There are two books that were recently published, both of which address a growing societal problem here in the US. The two books are “The Splintering of the American Mind” by William Egginton, and “The Coddling of the American Mind” by Greg Lukianoff and Jonathan Haidt. Both use slightly different language to address the unfortunate loss of the “commons” – that is, the principle that although we may have our differences, ultimately, we all belong to the same country and share in its most fundamental principles. This has been the bedrock of the United States since its conception.
What each author notes, however, is that in a significant way, there may not even be any such thing as “being an American” anymore. Rather, we appear to have become “Balkanized” or splintered into a myriad of tightly circumscribed, oppositional subgroups (or “tribes” if you will) sharply divided along racial, socio-economic, gender, ability/disability and other lines. It’s a fracturing and perhaps demolishing of what used to be the American commons or shared identity.
Further, the book authors discuss the iGen’s (the generation following the Millennials) obsession with “emotional safety”, meaning that they are used to being hyper-protected from life’s difficulties, hurts, and differences of belief and opinion. They are hyper-sensitive to perceived “trauma”, which has become nearly synonymous with any and all emotional discomfort, hurt or pain, no matter how small or trivial. That is the “coddling” of the mind the book authors address.
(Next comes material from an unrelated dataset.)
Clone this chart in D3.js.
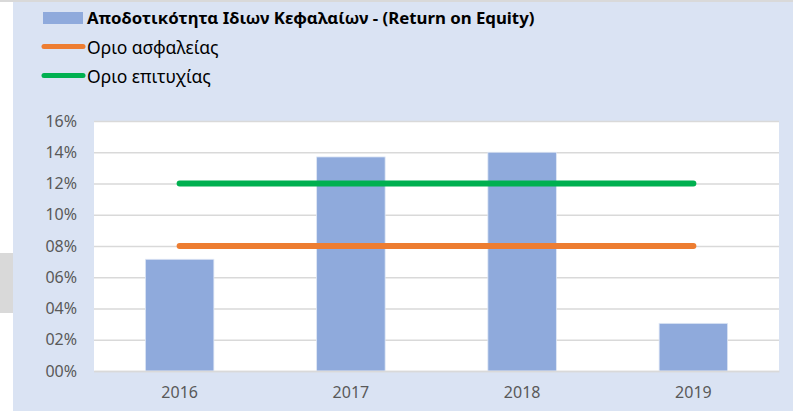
<!DOCTYPE html>
<html>
<head>
<meta charset="utf-8">
<script src="https://cdn.jsdelivr.net/npm/d3@7"></script>
<style>
  body { margin: 0; background: #ffffff; }
  svg text { font-family: "Noto Sans", "Open Sans", sans-serif; }
</style>
</head>
<body>
<svg id="chart" width="793" height="411"></svg>
<script>
// data
var years = ["2016", "2017", "2018", "2019"]
var roe = [0.0715, 0.137, 0.140, 0.0305]
var safetyLimit = [0.08, 0.08, 0.08, 0.08]
var successLimit = [0.12, 0.12, 0.12, 0.12]
var yTicks = [0, 0.02, 0.04, 0.06, 0.08, 0.10, 0.12, 0.14, 0.16]
var legendLabels = ["Αποδοτικότητα Ιδιων Κεφαλαίων - (Return on Equity)", "Οριο ασφαλείας", "Οριο επιτυχίας"]

var svg = d3.select("#chart"),
	margin = {top: 121, right: 14, bottom: 40, left: 94},
	width = 793 - margin.left - margin.right,
	height = 371 - margin.top;

// outer frame
svg.append("rect").attr("x", 0).attr("y", 0).attr("width", 793).attr("height", 2).attr("fill", "#d9d9d9")
svg.append("rect").attr("x", 0).attr("y", 253).attr("width", 13).attr("height", 60).attr("fill", "#d9d9d9")
svg.append("rect").attr("x", 13).attr("y", 2).attr("width", 780).attr("height", 409).attr("fill", "#dae3f3")

var g = svg.append("g").attr("transform", "translate(" + margin.left + "," + margin.top + ")");

g.append("rect").attr("width", width).attr("height", height).attr("fill", "#ffffff")

var xScale = d3.scaleBand()
	.domain(years)
	.range([0, width])
	.padding(0);

var yScale = d3.scaleLinear()
	.domain([0, 0.16])
	.range([height, 0]);

// gridlines + y labels
var yAxis = d3.axisLeft(yScale)
	.tickValues(yTicks)
	.tickSize(-width)
	.tickPadding(17)
	.tickFormat(function(d) { return d3.format("02d")(Math.round(d * 100)) + "%"; });

g.append("g")
	.attr("class", "axis y")
	.call(yAxis)
	.call(function(a) {
		a.select(".domain").remove();
		a.selectAll("line").attr("stroke", "#d9d9d9").attr("stroke-width", 1.3);
		a.selectAll("text").attr("fill", "#595959").attr("font-size", 16);
	});

// bars
var barW = xScale.bandwidth() * 0.4
g.selectAll(".bar")
	.data(roe)
	.enter().append("rect")
		.attr("class", "bar")
		.attr("x", function(d, i) { return xScale(years[i]) + (xScale.bandwidth() - barW) / 2; })
		.attr("y", function(d) { return yScale(d); })
		.attr("width", barW)
		.attr("height", function(d) { return height - yScale(d); })
		.attr("fill", "#8faadc")
		.attr("stroke", "#dfe7f5")
		.attr("stroke-width", 0.8);

// x labels
var xAxis = d3.axisBottom(xScale).tickSize(0).tickPadding(16);
g.append("g")
	.attr("class", "axis x")
	.attr("transform", "translate(0," + height + ")")
	.call(xAxis)
	.call(function(a) {
		a.select(".domain").attr("stroke", "#d9d9d9").attr("stroke-width", 1.3);
		a.selectAll("text").attr("fill", "#595959").attr("font-size", 16);
	});

// limit lines
var line = d3.line()
	.x(function(d, i) { return xScale(years[i]) + xScale.bandwidth() / 2; })
	.y(function(d) { return yScale(d); });

g.append("path").datum(safetyLimit)
	.attr("d", line).attr("fill", "none")
	.attr("stroke", "#ed7d31").attr("stroke-width", 6).attr("stroke-linecap", "round");

g.append("path").datum(successLimit)
	.attr("d", line).attr("fill", "none")
	.attr("stroke", "#00b050").attr("stroke-width", 6).attr("stroke-linecap", "round");

// legend
var legend = svg.append("g").attr("transform", "translate(43,0)")
legend.append("rect").attr("x", 0).attr("y", 12).attr("width", 40).attr("height", 12).attr("fill", "#8faadc")
legend.append("text").attr("x", 44).attr("y", 24).attr("font-size", 16.8).attr("font-weight", "bold")
	.attr("fill", "#000").text(legendLabels[0])

var legendColors = ["#ed7d31", "#00b050"]
legendColors.forEach(function(c, i) {
	var y = 46.5 + i * 29
	legend.append("line").attr("x1", 1).attr("x2", 40).attr("y1", y).attr("y2", y)
		.attr("stroke", c).attr("stroke-width", 5).attr("stroke-linecap", "round")
	legend.append("text").attr("x", 44).attr("y", y + 7.5).attr("font-size", 17.5)
		.attr("fill", "#000").text(legendLabels[i + 1])
})
</script>
</body>
</html>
This focus on pervasive (but ultimately trivial) emotional wounding (“trauma”) has even extended itself to the extent of being hurt by someone else’s inadvertent use of language deemed as offensive by the “traumatized” party. The basic problem here is that these societal developments have made it enormously difficult to carry on with any kind of discourse that may potentially become conflictual (and thus “traumatizing”). We remain in our protective bubbles or confirmatory tribes, unwilling and/or unable to reach across the ultimately small differences to discover our shared humanity and shared American-ness.
Finally, “When adult-supervised activities crowd out free play, children are less likely to develop the art of association,” Lukianoff and Haidt write, along with other social skills central to the making of good citizens capable of healthy compromise. Worse, the consequences of a generation unable or disinclined to engage with ideas and interlocutors that make them uncomfortable are dire for society.
Here at Ballibay Arts Camp, we work against this trend directly, by having lots of unsupervised play and lots of conversations to work things out. Young people have the opportunity – indeed the necessity – of developing the “art of association” and the other social skills “central to the making of good citizens capable of healthy compromise.” Paradoxically, we create a safe space to have dialogue and discomfort coexist, and to “neither play down nor fetishize identity grievances.” We accept diversity as simply different facets of being human.